= Task input =
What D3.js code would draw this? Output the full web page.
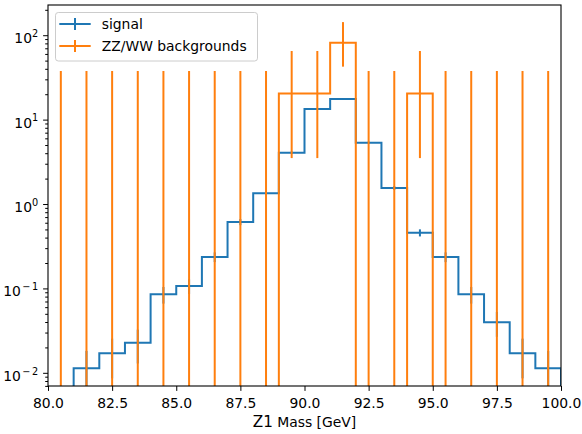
<!DOCTYPE html>
<html>
<head>
<meta charset="utf-8">
<script src="https://cdn.jsdelivr.net/npm/d3@7"></script>
<style>
  html, body { margin: 0; padding: 0; background: #fff; }
  svg { display: block; font-family: "DejaVu Sans", sans-serif; }
</style>
</head>
<body>
<svg id="chart" width="582" height="434"></svg>
<script>
// Histogram bin edges (GeV)
const binEdges = [80, 81, 82, 83, 84, 85, 86, 87, 88, 89, 90, 91, 92, 93, 94, 95, 96, 97, 98, 99, 100];

// Signal yield per bin and its uncertainty
const signalValues = [0, 0.0113, 0.0170, 0.0227, 0.0851, 0.107, 0.236, 0.612, 1.34, 4.05,
                      13.4, 17.5, 5.33, 1.55, 0.457, 0.236, 0.0851, 0.0397, 0.0170, 0.0113];
const signalErr = [0, 0.0069, 0.0084, 0.0098, 0.019, 0.021, 0.031, 0.051, 0.075, 0.13,
                   0.24, 0.27, 0.15, 0.081, 0.044, 0.031, 0.019, 0.013, 0.0084, 0.0069];

// ZZ/WW background yield per bin with asymmetric (Poisson) uncertainties
const backgroundValues = [0, 0, 0, 0, 0, 0, 0, 0, 0, 20.4,
                          20.4, 81.6, 0, 0, 20.4, 0, 0, 0, 0, 0];
const backgroundErrLow = [0, 0, 0, 0, 0, 0, 0, 0, 0, 16.9,
                          16.9, 39.2, 0, 0, 16.9, 0, 0, 0, 0, 0];
const backgroundErrHigh = [37.7, 37.7, 37.7, 37.7, 37.7, 37.7, 37.7, 37.7, 37.7, 44.6,
                           44.6, 61.4, 37.7, 37.7, 44.6, 37.7, 37.7, 37.7, 37.7, 37.7];

// Axis ticks
const xTickValues = [80, 82.5, 85, 87.5, 90, 92.5, 95, 97.5, 100];
const yTickExponents = [-2, -1, 0, 1, 2];

const seriesNames = ["signal", "ZZ/WW backgrounds"];
const seriesColors = ["#1f77b4", "#ff7f0e"];

const svg = d3.select("#chart");
const plot = { left: 48, right: 561, top: 5, bottom: 386 };
const fontSize = 13.9;

const x = d3.scaleLinear().domain([80, 100]).range([plot.left, plot.right]);
const y = d3.scaleLog().domain([0.00698, 228]).range([plot.bottom, plot.top]);
const floorValue = 1e-6; // empty bins sit below the visible range

svg.append("defs").append("clipPath").attr("id", "plotClip")
  .append("rect")
  .attr("x", plot.left).attr("y", plot.top)
  .attr("width", plot.right - plot.left).attr("height", plot.bottom - plot.top);

const layer = svg.append("g").attr("clip-path", "url(#plotClip)");

const line = d3.line().x(d => x(d[0])).y(d => y(Math.max(d[1], floorValue)));

function stairsPoints(values) {
  const pts = [[binEdges[0], 0]];
  values.forEach((v, i) => {
    pts.push([binEdges[i], v]);
    pts.push([binEdges[i + 1], v]);
  });
  pts.push([binEdges[binEdges.length - 1], 0]);
  return pts;
}

function drawSeries(values, errLow, errHigh, color) {
  const g = layer.append("g");
  g.append("path")
    .attr("d", line(stairsPoints(values)))
    .attr("fill", "none")
    .attr("stroke", color)
    .attr("stroke-width", 2)
    .attr("stroke-linejoin", "miter");

  const bars = values.map((v, i) => ({
    c: (binEdges[i] + binEdges[i + 1]) / 2,
    lo: v - errLow[i],
    hi: v + errHigh[i]
  })).filter(d => d.hi > 0 && d.hi > d.lo);

  bars.forEach(d => {
    g.append("line")
      .attr("x1", x(d.c)).attr("x2", x(d.c))
      .attr("y1", y(Math.max(d.lo, floorValue)))
      .attr("y2", y(d.hi))
      .attr("stroke", color)
      .attr("stroke-width", 2);
  });
}

drawSeries(signalValues, signalErr, signalErr, seriesColors[0]);
drawSeries(backgroundValues, backgroundErrLow, backgroundErrHigh, seriesColors[1]);

// Bottom axis
const xAxis = svg.append("g")
  .attr("transform", `translate(0,${plot.bottom})`)
  .call(d3.axisBottom(x).tickValues(xTickValues).tickFormat(d3.format(".1f"))
        .tickSize(4.9).tickPadding(4.9));
xAxis.selectAll("text").attr("y", 22.3).attr("dy", null);

// Left axis: minor ticks
const yMinor = [];
[-3, -2, -1, 0, 1, 2].forEach(e => {
  for (let m = 2; m <= 9; m++) yMinor.push(m * Math.pow(10, e));
});
svg.append("g")
  .attr("transform", `translate(${plot.left},0)`)
  .call(d3.axisLeft(y).tickValues(yMinor.filter(v => v >= y.domain()[0] && v <= y.domain()[1]))
        .tickFormat("").tickSize(2.8));

// Left axis: decades with superscript labels
const yAxis = svg.append("g")
  .attr("transform", `translate(${plot.left},0)`)
  .call(d3.axisLeft(y).tickValues(yTickExponents.map(e => Math.pow(10, e)))
        .tickFormat("").tickSize(4.9).tickPadding(4.9));
yAxis.selectAll(".tick").each(function(d, i) {
  const e = yTickExponents[i];
  const t = d3.select(this).select("text")
    .attr("x", -9.8).attr("dy", null).attr("y", 7.4)
    .attr("text-anchor", "end");
  t.text("");
  t.append("tspan").text("10");
  if (e < 0) {
    t.append("tspan").attr("font-size", fontSize * 0.7).attr("dy", -6.2).attr("dx", 1.5)
      .text("\u2212");
    t.append("tspan").attr("font-size", fontSize * 0.7).attr("dx", 1.5).text(String(-e));
  } else {
    t.append("tspan").attr("font-size", fontSize * 0.7).attr("dy", -6.2).text(String(e));
  }
});

svg.selectAll(".domain").remove();
svg.selectAll(".tick line").attr("stroke", "#000").attr("stroke-width", 1);
svg.selectAll(".tick text").attr("font-size", fontSize).attr("fill", "#000")
  .attr("font-family", "DejaVu Sans, sans-serif");

// Frame
svg.append("rect")
  .attr("x", plot.left).attr("y", plot.top)
  .attr("width", plot.right - plot.left).attr("height", plot.bottom - plot.top)
  .attr("fill", "none").attr("stroke", "#000").attr("stroke-width", 1.1);

// Axis label
const xl = svg.append("text")
  .attr("x", (plot.left + plot.right) / 2).attr("y", 427)
  .attr("text-anchor", "middle").attr("font-size", fontSize).attr("fill", "#000");
xl.append("tspan").attr("font-size", 15.2).text("Z1");
xl.append("tspan").text(" Mass [GeV]");

// Legend
const legend = svg.append("g");
legend.append("rect")
  .attr("x", 55.5).attr("y", 12.5).attr("width", 202).attr("height", 48.5)
  .attr("rx", 2.8).attr("ry", 2.8)
  .attr("fill", "#fff").attr("fill-opacity", 0.8)
  .attr("stroke", "#cccccc").attr("stroke-width", 1);

seriesNames.forEach((name, i) => {
  const cy = 24 + i * 22;
  const g = legend.append("g");
  g.append("line").attr("x1", 59.3).attr("x2", 90.7).attr("y1", cy).attr("y2", cy)
    .attr("stroke", seriesColors[i]).attr("stroke-width", 2);
  g.append("line").attr("x1", 75).attr("x2", 75).attr("y1", cy - 6).attr("y2", cy + 6)
    .attr("stroke", seriesColors[i]).attr("stroke-width", 2);
  g.append("text").attr("x", 101.7).attr("y", cy + 5)
    .attr("font-size", fontSize).attr("fill", "#000").text(name);
});
</script>
</body>
</html>
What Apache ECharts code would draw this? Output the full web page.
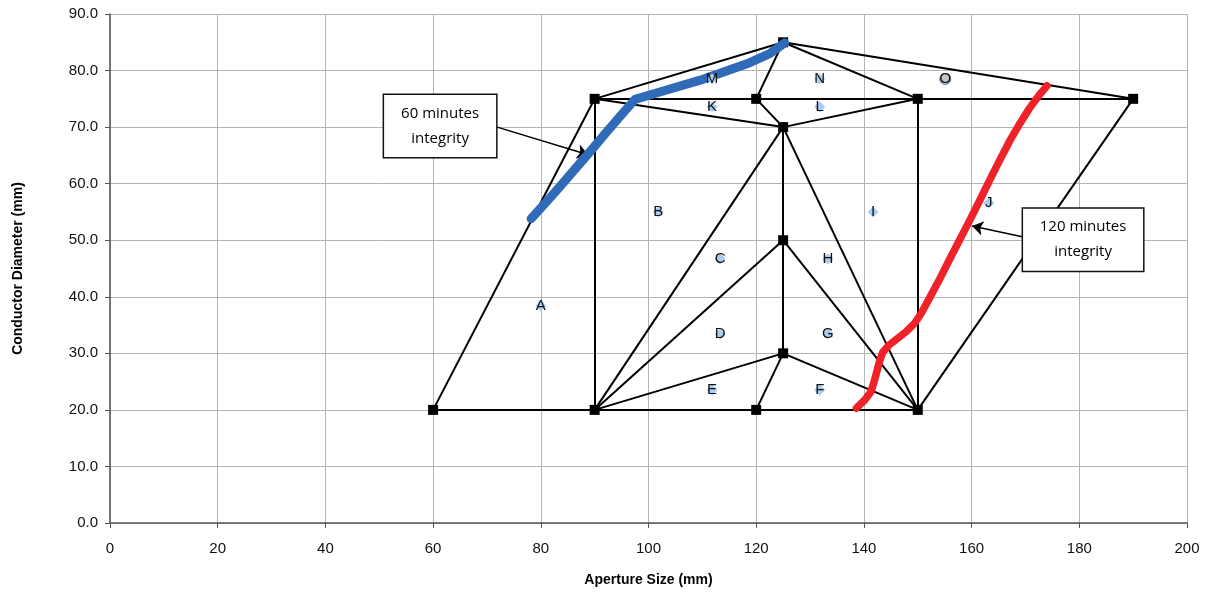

= Challenge =
Every line in the data above that contains "page" needs to be copied.

= Output below =
What D3.js code would draw this? Output the full web page.
What Apache ECharts code would draw this? Output the full web page.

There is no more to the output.